> _Given problem_: Pictures aside, quote the whole listing exactly.
Begin Dataset content
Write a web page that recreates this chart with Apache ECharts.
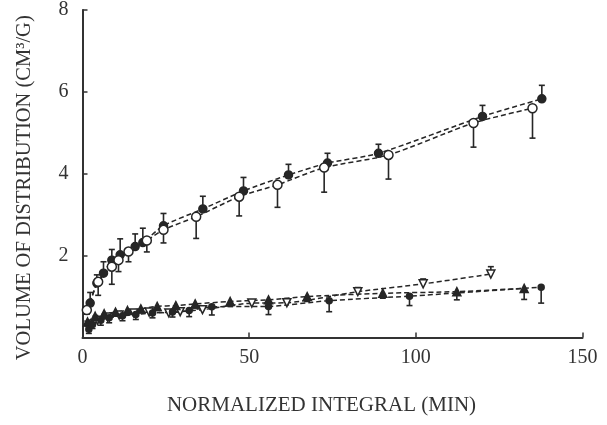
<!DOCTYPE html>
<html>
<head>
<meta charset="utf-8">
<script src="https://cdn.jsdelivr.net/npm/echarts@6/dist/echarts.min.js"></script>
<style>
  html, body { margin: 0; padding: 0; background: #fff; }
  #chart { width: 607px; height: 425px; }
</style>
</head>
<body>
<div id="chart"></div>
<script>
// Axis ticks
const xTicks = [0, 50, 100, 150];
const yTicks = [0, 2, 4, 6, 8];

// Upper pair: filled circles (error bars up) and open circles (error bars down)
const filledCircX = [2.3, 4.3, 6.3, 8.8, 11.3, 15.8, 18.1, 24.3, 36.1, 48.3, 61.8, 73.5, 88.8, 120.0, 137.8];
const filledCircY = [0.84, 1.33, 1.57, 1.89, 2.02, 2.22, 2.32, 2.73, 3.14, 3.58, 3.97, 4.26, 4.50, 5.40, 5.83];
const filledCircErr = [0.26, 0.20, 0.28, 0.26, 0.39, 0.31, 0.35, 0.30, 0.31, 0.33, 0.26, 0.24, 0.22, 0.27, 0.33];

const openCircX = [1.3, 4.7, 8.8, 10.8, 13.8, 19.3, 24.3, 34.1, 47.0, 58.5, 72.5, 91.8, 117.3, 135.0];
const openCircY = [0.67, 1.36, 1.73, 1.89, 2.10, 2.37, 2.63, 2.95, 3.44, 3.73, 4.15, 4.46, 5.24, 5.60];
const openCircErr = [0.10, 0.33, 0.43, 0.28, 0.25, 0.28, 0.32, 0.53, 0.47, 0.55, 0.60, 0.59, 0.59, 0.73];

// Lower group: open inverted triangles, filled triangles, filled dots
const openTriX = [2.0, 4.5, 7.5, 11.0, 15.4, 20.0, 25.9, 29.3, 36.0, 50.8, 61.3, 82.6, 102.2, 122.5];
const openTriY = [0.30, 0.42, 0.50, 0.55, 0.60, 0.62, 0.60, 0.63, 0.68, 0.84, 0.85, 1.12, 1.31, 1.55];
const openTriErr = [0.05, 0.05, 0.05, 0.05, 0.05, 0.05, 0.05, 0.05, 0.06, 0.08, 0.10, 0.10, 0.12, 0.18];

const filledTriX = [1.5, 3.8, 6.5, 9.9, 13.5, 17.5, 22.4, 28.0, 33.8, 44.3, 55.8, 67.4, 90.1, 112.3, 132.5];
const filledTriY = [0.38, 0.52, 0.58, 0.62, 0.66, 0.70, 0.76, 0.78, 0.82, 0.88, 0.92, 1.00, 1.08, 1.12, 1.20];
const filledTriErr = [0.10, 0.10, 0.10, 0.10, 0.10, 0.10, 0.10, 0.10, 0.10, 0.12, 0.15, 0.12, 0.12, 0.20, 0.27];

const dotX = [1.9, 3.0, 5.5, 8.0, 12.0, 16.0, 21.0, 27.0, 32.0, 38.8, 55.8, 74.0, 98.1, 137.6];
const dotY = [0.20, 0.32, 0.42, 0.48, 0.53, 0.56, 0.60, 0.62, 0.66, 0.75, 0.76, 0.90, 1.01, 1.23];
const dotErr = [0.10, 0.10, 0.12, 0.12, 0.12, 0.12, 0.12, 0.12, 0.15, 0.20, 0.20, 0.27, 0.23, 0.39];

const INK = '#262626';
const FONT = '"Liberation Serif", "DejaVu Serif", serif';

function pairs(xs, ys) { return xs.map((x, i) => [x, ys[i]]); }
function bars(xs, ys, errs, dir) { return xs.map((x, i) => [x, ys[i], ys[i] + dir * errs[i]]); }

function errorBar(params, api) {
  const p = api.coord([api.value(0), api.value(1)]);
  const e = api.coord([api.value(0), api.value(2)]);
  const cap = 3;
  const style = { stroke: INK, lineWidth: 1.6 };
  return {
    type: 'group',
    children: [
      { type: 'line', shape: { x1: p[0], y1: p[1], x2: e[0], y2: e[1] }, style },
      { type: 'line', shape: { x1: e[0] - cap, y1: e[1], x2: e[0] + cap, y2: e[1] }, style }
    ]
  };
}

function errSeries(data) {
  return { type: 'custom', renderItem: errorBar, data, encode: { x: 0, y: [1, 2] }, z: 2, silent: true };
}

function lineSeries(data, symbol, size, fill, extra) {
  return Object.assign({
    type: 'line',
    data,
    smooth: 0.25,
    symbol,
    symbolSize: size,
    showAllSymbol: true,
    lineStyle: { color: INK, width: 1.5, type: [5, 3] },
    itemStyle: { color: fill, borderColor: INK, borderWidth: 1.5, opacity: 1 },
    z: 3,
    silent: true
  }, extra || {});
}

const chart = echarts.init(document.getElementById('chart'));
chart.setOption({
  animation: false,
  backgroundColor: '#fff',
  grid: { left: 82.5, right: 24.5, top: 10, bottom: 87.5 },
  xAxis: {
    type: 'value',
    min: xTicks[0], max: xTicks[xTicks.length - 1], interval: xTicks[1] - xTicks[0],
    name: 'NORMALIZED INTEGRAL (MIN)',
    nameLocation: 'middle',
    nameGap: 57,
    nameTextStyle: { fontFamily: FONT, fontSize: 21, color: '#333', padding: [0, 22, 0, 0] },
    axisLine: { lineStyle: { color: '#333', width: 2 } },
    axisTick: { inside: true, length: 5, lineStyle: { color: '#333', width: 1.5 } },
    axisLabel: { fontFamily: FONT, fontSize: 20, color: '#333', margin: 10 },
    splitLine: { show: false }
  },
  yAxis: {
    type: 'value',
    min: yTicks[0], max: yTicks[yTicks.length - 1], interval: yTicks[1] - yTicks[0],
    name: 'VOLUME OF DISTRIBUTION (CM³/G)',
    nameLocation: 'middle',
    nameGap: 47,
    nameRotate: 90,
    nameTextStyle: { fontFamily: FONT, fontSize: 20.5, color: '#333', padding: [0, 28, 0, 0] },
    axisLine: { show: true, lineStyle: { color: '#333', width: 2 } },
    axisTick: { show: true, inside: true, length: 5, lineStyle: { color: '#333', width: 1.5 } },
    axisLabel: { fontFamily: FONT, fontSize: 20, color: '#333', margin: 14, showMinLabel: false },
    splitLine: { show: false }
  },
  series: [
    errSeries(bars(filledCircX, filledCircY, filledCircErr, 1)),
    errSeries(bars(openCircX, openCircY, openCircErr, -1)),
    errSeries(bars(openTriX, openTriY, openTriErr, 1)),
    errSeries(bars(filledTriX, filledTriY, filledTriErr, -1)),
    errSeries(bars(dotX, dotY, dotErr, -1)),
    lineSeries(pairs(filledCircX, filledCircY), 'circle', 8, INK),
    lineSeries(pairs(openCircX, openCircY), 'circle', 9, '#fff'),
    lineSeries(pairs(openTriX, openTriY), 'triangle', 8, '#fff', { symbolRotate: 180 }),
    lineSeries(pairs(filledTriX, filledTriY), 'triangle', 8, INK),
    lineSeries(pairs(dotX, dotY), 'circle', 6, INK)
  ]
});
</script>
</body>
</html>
End Dataset content
> _The answer_:
Write a web page that recreates this chart with Apache ECharts.
<!DOCTYPE html>
<html>
<head>
<meta charset="utf-8">
<script src="https://cdn.jsdelivr.net/npm/echarts@6/dist/echarts.min.js"></script>
<style>
  html, body { margin: 0; padding: 0; background: #fff; }
  #chart { width: 607px; height: 425px; }
</style>
</head>
<body>
<div id="chart"></div>
<script>
// Axis ticks
const xTicks = [0, 50, 100, 150];
const yTicks = [0, 2, 4, 6, 8];

// Upper pair: filled circles (error bars up) and open circles (error bars down)
const filledCircX = [2.3, 4.3, 6.3, 8.8, 11.3, 15.8, 18.1, 24.3, 36.1, 48.3, 61.8, 73.5, 88.8, 120.0, 137.8];
const filledCircY = [0.84, 1.33, 1.57, 1.89, 2.02, 2.22, 2.32, 2.73, 3.14, 3.58, 3.97, 4.26, 4.50, 5.40, 5.83];
const filledCircErr = [0.26, 0.20, 0.28, 0.26, 0.39, 0.31, 0.35, 0.30, 0.31, 0.33, 0.26, 0.24, 0.22, 0.27, 0.33];

const openCircX = [1.3, 4.7, 8.8, 10.8, 13.8, 19.3, 24.3, 34.1, 47.0, 58.5, 72.5, 91.8, 117.3, 135.0];
const openCircY = [0.67, 1.36, 1.73, 1.89, 2.10, 2.37, 2.63, 2.95, 3.44, 3.73, 4.15, 4.46, 5.24, 5.60];
const openCircErr = [0.10, 0.33, 0.43, 0.28, 0.25, 0.28, 0.32, 0.53, 0.47, 0.55, 0.60, 0.59, 0.59, 0.73];

// Lower group: open inverted triangles, filled triangles, filled dots
const openTriX = [2.0, 4.5, 7.5, 11.0, 15.4, 20.0, 25.9, 29.3, 36.0, 50.8, 61.3, 82.6, 102.2, 122.5];
const openTriY = [0.30, 0.42, 0.50, 0.55, 0.60, 0.62, 0.60, 0.63, 0.68, 0.84, 0.85, 1.12, 1.31, 1.55];
const openTriErr = [0.05, 0.05, 0.05, 0.05, 0.05, 0.05, 0.05, 0.05, 0.06, 0.08, 0.10, 0.10, 0.12, 0.18];

const filledTriX = [1.5, 3.8, 6.5, 9.9, 13.5, 17.5, 22.4, 28.0, 33.8, 44.3, 55.8, 67.4, 90.1, 112.3, 132.5];
const filledTriY = [0.38, 0.52, 0.58, 0.62, 0.66, 0.70, 0.76, 0.78, 0.82, 0.88, 0.92, 1.00, 1.08, 1.12, 1.20];
const filledTriErr = [0.10, 0.10, 0.10, 0.10, 0.10, 0.10, 0.10, 0.10, 0.10, 0.12, 0.15, 0.12, 0.12, 0.20, 0.27];

const dotX = [1.9, 3.0, 5.5, 8.0, 12.0, 16.0, 21.0, 27.0, 32.0, 38.8, 55.8, 74.0, 98.1, 137.6];
const dotY = [0.20, 0.32, 0.42, 0.48, 0.53, 0.56, 0.60, 0.62, 0.66, 0.75, 0.76, 0.90, 1.01, 1.23];
const dotErr = [0.10, 0.10, 0.12, 0.12, 0.12, 0.12, 0.12, 0.12, 0.15, 0.20, 0.20, 0.27, 0.23, 0.39];

const INK = '#262626';
const FONT = '"Liberation Serif", "DejaVu Serif", serif';

function pairs(xs, ys) { return xs.map((x, i) => [x, ys[i]]); }
function bars(xs, ys, errs, dir) { return xs.map((x, i) => [x, ys[i], ys[i] + dir * errs[i]]); }

function errorBar(params, api) {
  const p = api.coord([api.value(0), api.value(1)]);
  const e = api.coord([api.value(0), api.value(2)]);
  const cap = 3;
  const style = { stroke: INK, lineWidth: 1.6 };
  return {
    type: 'group',
    children: [
      { type: 'line', shape: { x1: p[0], y1: p[1], x2: e[0], y2: e[1] }, style },
      { type: 'line', shape: { x1: e[0] - cap, y1: e[1], x2: e[0] + cap, y2: e[1] }, style }
    ]
  };
}

function errSeries(data) {
  return { type: 'custom', renderItem: errorBar, data, encode: { x: 0, y: [1, 2] }, z: 2, silent: true };
}

function lineSeries(data, symbol, size, fill, extra) {
  return Object.assign({
    type: 'line',
    data,
    smooth: 0.25,
    symbol,
    symbolSize: size,
    showAllSymbol: true,
    lineStyle: { color: INK, width: 1.5, type: [5, 3] },
    itemStyle: { color: fill, borderColor: INK, borderWidth: 1.5, opacity: 1 },
    z: 3,
    silent: true
  }, extra || {});
}

const chart = echarts.init(document.getElementById('chart'));
chart.setOption({
  animation: false,
  backgroundColor: '#fff',
  grid: { left: 82.5, right: 24.5, top: 10, bottom: 87.5 },
  xAxis: {
    type: 'value',
    min: xTicks[0], max: xTicks[xTicks.length - 1], interval: xTicks[1] - xTicks[0],
    name: 'NORMALIZED INTEGRAL (MIN)',
    nameLocation: 'middle',
    nameGap: 57,
    nameTextStyle: { fontFamily: FONT, fontSize: 21, color: '#333', padding: [0, 22, 0, 0] },
    axisLine: { lineStyle: { color: '#333', width: 2 } },
    axisTick: { inside: true, length: 5, lineStyle: { color: '#333', width: 1.5 } },
    axisLabel: { fontFamily: FONT, fontSize: 20, color: '#333', margin: 10 },
    splitLine: { show: false }
  },
  yAxis: {
    type: 'value',
    min: yTicks[0], max: yTicks[yTicks.length - 1], interval: yTicks[1] - yTicks[0],
    name: 'VOLUME OF DISTRIBUTION (CM³/G)',
    nameLocation: 'middle',
    nameGap: 47,
    nameRotate: 90,
    nameTextStyle: { fontFamily: FONT, fontSize: 20.5, color: '#333', padding: [0, 28, 0, 0] },
    axisLine: { show: true, lineStyle: { color: '#333', width: 2 } },
    axisTick: { show: true, inside: true, length: 5, lineStyle: { color: '#333', width: 1.5 } },
    axisLabel: { fontFamily: FONT, fontSize: 20, color: '#333', margin: 14, showMinLabel: false },
    splitLine: { show: false }
  },
  series: [
    errSeries(bars(filledCircX, filledCircY, filledCircErr, 1)),
    errSeries(bars(openCircX, openCircY, openCircErr, -1)),
    errSeries(bars(openTriX, openTriY, openTriErr, 1)),
    errSeries(bars(filledTriX, filledTriY, filledTriErr, -1)),
    errSeries(bars(dotX, dotY, dotErr, -1)),
    lineSeries(pairs(filledCircX, filledCircY), 'circle', 8, INK),
    lineSeries(pairs(openCircX, openCircY), 'circle', 9, '#fff'),
    lineSeries(pairs(openTriX, openTriY), 'triangle', 8, '#fff', { symbolRotate: 180 }),
    lineSeries(pairs(filledTriX, filledTriY), 'triangle', 8, INK),
    lineSeries(pairs(dotX, dotY), 'circle', 6, INK)
  ]
});
</script>
</body>
</html>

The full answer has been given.